Originally scheduled to be operation in July, the launch of the ESM was delayed as a German court ruled on whether it was compatible with that country's constitution. Having been finally ratified by Germany, from today the ESM will run alongside the temporary bail-out fund, the European Financial Stability Facility – which was set up in 2010 to rescue Greece – until 2014 when the new mechanism will stand alone.

By then the ESM will be backed by €700bn of paid-in and callable capital and have a lending capacity of €500bn. A total of €80bn will be paid in over the next two years, with the other €620bn to be made available as needed.

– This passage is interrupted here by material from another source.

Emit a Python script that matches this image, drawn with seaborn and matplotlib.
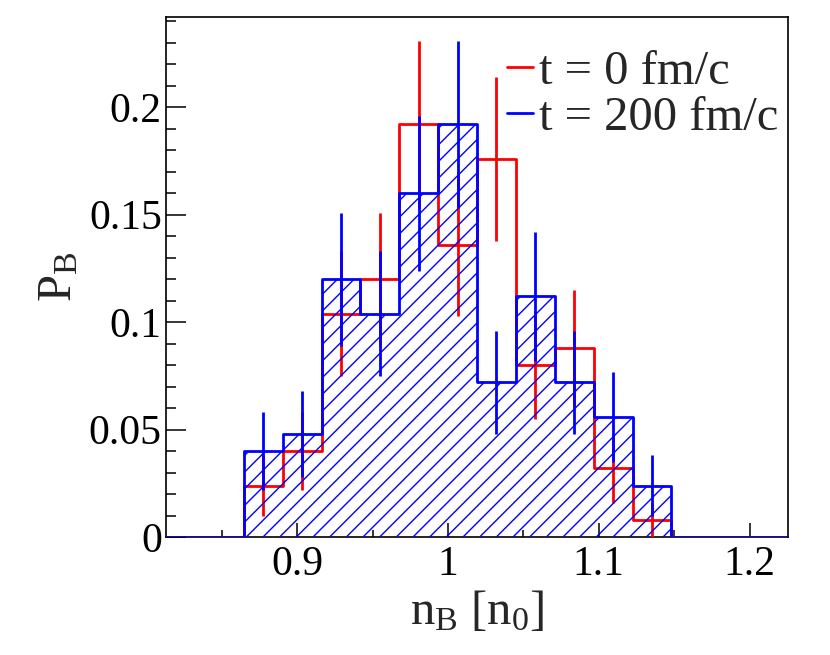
import numpy as np
import pandas as pd
import seaborn as sns
import matplotlib.pyplot as plt
from matplotlib.lines import Line2D
from matplotlib.ticker import MultipleLocator

sns.set_style('ticks')
plt.rcParams['font.family'] = ['Liberation Serif', 'DejaVu Serif']
plt.rcParams['mathtext.fontset'] = 'custom'
plt.rcParams['mathtext.rm'] = 'Liberation Serif'
plt.rcParams['mathtext.it'] = 'Liberation Serif:italic'
plt.rcParams['hatch.color'] = 'blue'
plt.rcParams['hatch.linewidth'] = 1.0

# histogram range, 16 bins (ROOT style)
x_min = 0.813
x_max = 1.2255
n_bins = 16

# probability per bin (bins 0..15), t = 0 fm/c
p_t0 = [0, 0, 0.024, 0.040, 0.104, 0.120, 0.192, 0.136,
        0.176, 0.080, 0.088, 0.032, 0.008, 0, 0, 0]
err_t0 = [0, 0, 0.014, 0.018, 0.029, 0.031, 0.039, 0.033,
          0.038, 0.025, 0.027, 0.016, 0.008, 0, 0, 0]

# t = 200 fm/c
p_t200 = [0, 0, 0.040, 0.048, 0.120, 0.104, 0.160, 0.192,
          0.072, 0.112, 0.072, 0.056, 0.024, 0, 0, 0]
err_t200 = [0, 0, 0.018, 0.020, 0.031, 0.029, 0.036, 0.039,
            0.024, 0.030, 0.024, 0.021, 0.014, 0, 0, 0]

labels = ['t = 0 fm/c', 't = 200 fm/c']

edges = np.linspace(x_min, x_max, n_bins + 1).tolist()
centers = [0.5 * (a + b) for a, b in zip(edges[:-1], edges[1:])]
df = pd.DataFrame({'nB': centers, 'p0': p_t0, 'e0': err_t0,
                   'p200': p_t200, 'e200': err_t200})

fig = plt.figure(figsize=(8.3, 6.55), dpi=100)
ax = fig.add_axes([0.2, 0.18, 0.7494, 0.794])

# t = 0: red step + errors
sns.histplot(data=df, x='nB', weights='p0', bins=edges, element='step',
             fill=False, color='red', linewidth=2, zorder=3, ax=ax)
nz = df[df['p0'] > 0]
ax.errorbar(nz['nB'], nz['p0'], yerr=nz['e0'], fmt='none', ecolor='red',
            elinewidth=2, capsize=0, zorder=3)

# t = 200: hatched fill, blue step outline + errors
sns.histplot(data=df, x='nB', weights='p200', bins=edges, element='step',
             fill=True, color='blue', facecolor='none', edgecolor='blue',
             hatch='//', linewidth=0, zorder=3.1, ax=ax)
sns.histplot(data=df, x='nB', weights='p200', bins=edges, element='step',
             fill=False, color='blue', linewidth=2, zorder=3.2, ax=ax)
nz = df[df['p200'] > 0]
ax.errorbar(nz['nB'], nz['p200'], yerr=nz['e200'], fmt='none', ecolor='blue',
            elinewidth=2, capsize=0, zorder=3.3)

ax.set_xlim(x_min, x_max)
ax.set_ylim(0, 0.242)
ax.xaxis.set_major_locator(MultipleLocator(0.1))
ax.xaxis.set_minor_locator(MultipleLocator(0.05))
ax.yaxis.set_major_locator(MultipleLocator(0.05))
ax.yaxis.set_minor_locator(MultipleLocator(0.01))
ax.yaxis.set_major_formatter(plt.FuncFormatter(lambda v, p: f'{v:g}'))
ax.xaxis.set_major_formatter(plt.FuncFormatter(lambda v, p: f'{v:g}'))

ax.tick_params(axis='both', which='both', direction='in', width=1.1,
               labelsize=30, colors='black')
ax.tick_params(axis='y', which='major', length=14.5, pad=3)
ax.tick_params(axis='y', which='minor', length=7)
ax.tick_params(axis='x', which='major', length=10, pad=6)
ax.tick_params(axis='x', which='minor', length=5)
for s in ax.spines.values():
    s.set_linewidth(1.2)
    s.set_color('black')

ax.set_xlabel(r'$\mathregular{n_{B}\ [n_{0}]}$', fontsize=35, labelpad=4)
ax.set_ylabel(r'$\mathregular{P_{B}}$', fontsize=35, labelpad=5)

handles = [Line2D([], [], color='red', lw=2), Line2D([], [], color='blue', lw=2)]
ax.legend(handles, labels, loc='upper right', bbox_to_anchor=(0.985, 0.937),
          frameon=False, fontsize=35, handlelength=0.55, handletextpad=0.12,
          labelspacing=0.05, borderpad=0, borderaxespad=0)

fig.savefig('out.png', dpi=100)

It will be able to lend to governments, buy their bonds on the primary or secondary markets, and later – once a single eurozone banking supervisor is up and running via the European Central Bank – directly recapitalise banks. Conditions such as fiscal and structural reforms will be set before any financial assistance is granted to struggling euro area countries. The paid-in capital will not be lent out, instead acting as a liquidity buffer.

Meanwhile the ECB has said that its own bond-buying programme, designed to bring down unsustainably high borrowing costs, would only be activated once a country had requested help from the ESM.

Germany will be the biggest contributor to the ESM, providing 27 per cent of the capital. France will provide 20 per cent and Italy 18 per cent. The fund will be headed by Klaus Regling, the German official who has been in charge of the EFSF. The board of governors consists of finance ministers from the 17 eurozone countries, with voting power determined by the size of a country's contribution.

In a statement Fitch said the ESM's AAA rating was down to "exceptionally strong mechanisms" for exercising callable capital, a relatively high capitalisation ratio, high quality and liquid assets, its preferred creditor status, the strength of its governance, strong political support and prudent investment guidelines.

Fitch said the rating was "robust" enough to withstand any downgrade of the individual top-rated shareholders – which include Austria, Finland, France, Germany, Luxembourg, and the Netherlands. But it warned that a Greek eurozone exit would see all ratings in the region, including the ESM's, on review for a downgrade.

The ESM's first use is set to be to fund the bail-out of Spain's banking sector after eurozone countries agreed to lend as much as €100bn for that purpose in July. The Spanish government is likely to ask for about €40bn of that.